Когда та горячая и таинственная волна, которая несет на себе все истинно великое, все омытое и отшлифованное веками, обтечет эти выветрившиеся стены, теперь забывшие лучшее, что в них было; когда солью этой волны пропитается вновь каждый угол сцены и каждый угол зала; когда зритель, приходящий в театр, сразу будет охвачен этим воздухом, которого сейчас в государственных театрах вовсе нет, и сразу станет сам неприметно другим, более подготовленным к поднятию занавеса над сценой действительно образцовой, тогда только настанет время для нас говорить о новых изменениях репертуара, о внесении в него новых элементов.
Пока этого нет, я полагал бы, что нам следует твердо стоять на позиции классического репертуара, не уступая ее ни нежно стучащимся в эти двери веяниям модернизма, ни смазному сапогу современного бытового и психологического репертуара.

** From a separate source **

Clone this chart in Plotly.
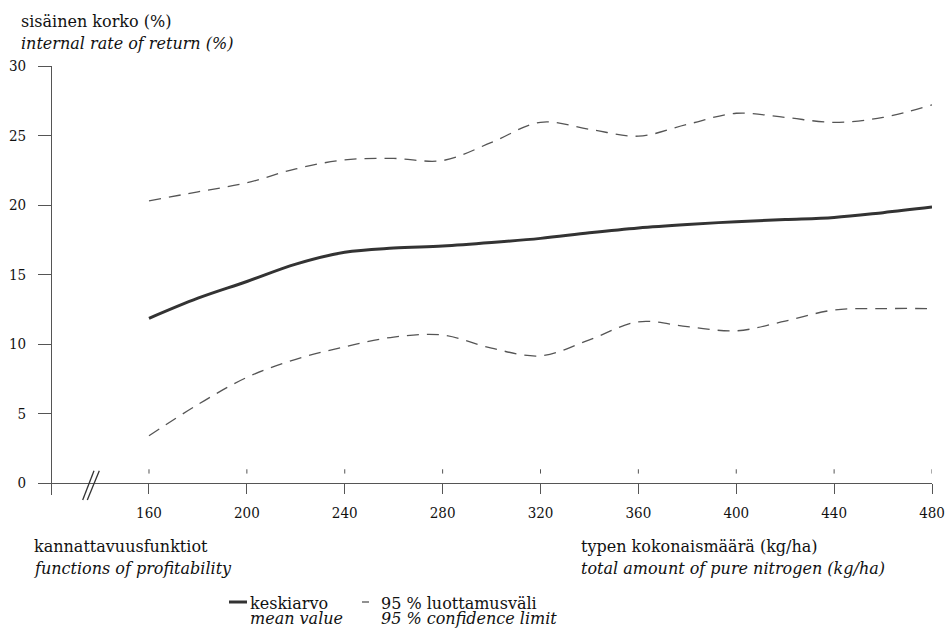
import plotly.graph_objects as go

# ---- data ----
nitrogen = [160, 180, 200, 220, 240, 260, 280, 300, 320, 340, 360, 380, 400, 420, 440, 460, 480]
mean_irr = [11.85, 13.3, 14.5, 15.75, 16.6, 16.9, 17.05, 17.3, 17.6, 18.0, 18.35, 18.6, 18.8, 18.95, 19.1, 19.45, 19.85]
upper_ci = [20.3, 20.95, 21.6, 22.6, 23.25, 23.35, 23.2, 24.5, 25.95, 25.45, 24.95, 25.8, 26.6, 26.3, 25.95, 26.3, 27.2]
lower_ci = [3.4, 5.65, 7.6, 8.9, 9.8, 10.5, 10.65, 9.7, 9.15, 10.3, 11.6, 11.25, 10.95, 11.65, 12.45, 12.55, 12.55]
x_ticks = [160, 200, 240, 280, 320, 360, 400, 440, 480]
y_ticks = [0, 5, 10, 15, 20, 25, 30]

# ---- layout geometry ----
W, H = 948, 630
ML, MR, MT, MB = 38, 16, 66, 135
PW, PH = W - ML - MR, H - MT - MB
XR = [114.64, 480]
YR = [-0.86, 30]

def px(xp):
    return (xp - ML) / PW

def py(yp):
    return (H - MB - yp) / PH

FONT = "DejaVu Serif"
TXT = "#111111"
AX = "#555555"

fig = go.Figure()
fig.add_trace(go.Scatter(x=nitrogen, y=upper_ci, mode="lines", line=dict(color="#555", width=1.3, dash="12px,8px", shape="spline"), showlegend=False))
fig.add_trace(go.Scatter(x=nitrogen, y=lower_ci, mode="lines", line=dict(color="#555", width=1.3, dash="12px,8px", shape="spline"), showlegend=False))
fig.add_trace(go.Scatter(x=nitrogen, y=mean_irr, mode="lines", line=dict(color="#333", width=3, shape="spline"), showlegend=False))

shapes = []
# short marks above the x axis at each tick
for v in x_ticks:
    shapes.append(dict(type="line", xref="x", yref="y", x0=v, x1=v, y0=0.68, y1=0.99, line=dict(color=AX, width=1)))
# axis break mark //
for (xa, xb) in [(82.7, 94.0), (87.3, 99.3)]:
    shapes.append(dict(type="line", xref="paper", yref="paper", x0=px(xa), x1=px(xb), y0=py(500), y1=py(470.7), line=dict(color="#333", width=1.3)))
# legend samples
shapes.append(dict(type="line", xref="paper", yref="paper", x0=px(229), x1=px(247), y0=py(602), y1=py(602), line=dict(color="#333", width=3)))
shapes.append(dict(type="line", xref="paper", yref="paper", x0=px(362), x1=px(369), y0=py(602), y1=py(602), line=dict(color="#555", width=1.3)))

def ann(text, x, y, italic=False):
    t = f"<i>{text}</i>" if italic else text
    return dict(text=t, xref="paper", yref="paper", x=px(x), y=py(y), xanchor="left", yanchor="middle",
                showarrow=False, font=dict(family=FONT, size=16, color=TXT))

annotations = [
    ann("sisäinen korko (%)", 19, 21),
    ann("internal rate of return (%)", 19, 44, True),
    ann("kannattavuusfunktiot", 32, 546),
    ann("functions of profitability", 32, 568.5, True),
    ann("typen kokonaismäärä (kg/ha)", 579, 546),
    ann("total amount of pure nitrogen (kg/ha)", 579, 568.5, True),
    ann("keskiarvo", 248, 603),
    ann("mean value", 248, 618, True),
    ann("95 % luottamusväli", 379, 603),
    ann("95 % confidence limit", 379, 618, True),
]

fig.update_layout(
    width=W, height=H, autosize=False,
    margin=dict(l=ML, r=MR, t=MT, b=MB, autoexpand=False),
    paper_bgcolor="white", plot_bgcolor="white",
    showlegend=False,
    shapes=shapes, annotations=annotations,
    xaxis=dict(range=XR, anchor="free", position=(0 - YR[0]) / (YR[1] - YR[0]), automargin=False,
               showline=True, linecolor=AX, linewidth=1, ticks="outside", ticklen=10, tickcolor=AX,
               tickvals=x_ticks, showgrid=False, zeroline=False, ticklabelstandoff=6,
               tickfont=dict(family="DejaVu Serif Condensed, DejaVu Serif", size=15, color=TXT)),
    yaxis=dict(range=YR, anchor="free", position=(120 - XR[0]) / (XR[1] - XR[0]), automargin=False,
               showline=True, linecolor=AX, linewidth=1, ticks="outside", ticklen=13, tickcolor=AX,
               tickvals=y_ticks, showgrid=False, zeroline=False, ticklabelstandoff=9,
               tickfont=dict(family="DejaVu Serif Condensed, DejaVu Serif", size=15, color=TXT)),
)

fig.write_html("out.html",
               config={"responsive": False, "displayModeBar": False},
               post_script="document.body.style.margin='0';document.body.style.overflow='hidden';")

Пусть совершится тот процесс, о котором я говорил; для этого путь один — последовательный и жесткий.
Надо выдержать трудное время; так сейчас во всех областях жизни, так и в этой. Ждать не век. Надо только надеяться и любить, и тогда благословение великого снизойдет скорее, чем мы думаем. Когда мы вернем соль тому, что соль потеряло, тогда только мы будем иметь право говорить о дальнейшем и тогда только откроются перспективы, я думаю, совершенно новые, как всегда неожиданные.
Тогда речь зайдет, вероятно, уже не о модернизме, и не о быте, и не о психологии; в этих несчастных трех соснах блуждать мы уже перестанем, а заговорим на новом языке, более отчетливом, которым пока не владеем; не владеем потому, что основное не сделано, самое место, о котором мы печемся, не расчищено, за деревьями не видно леса.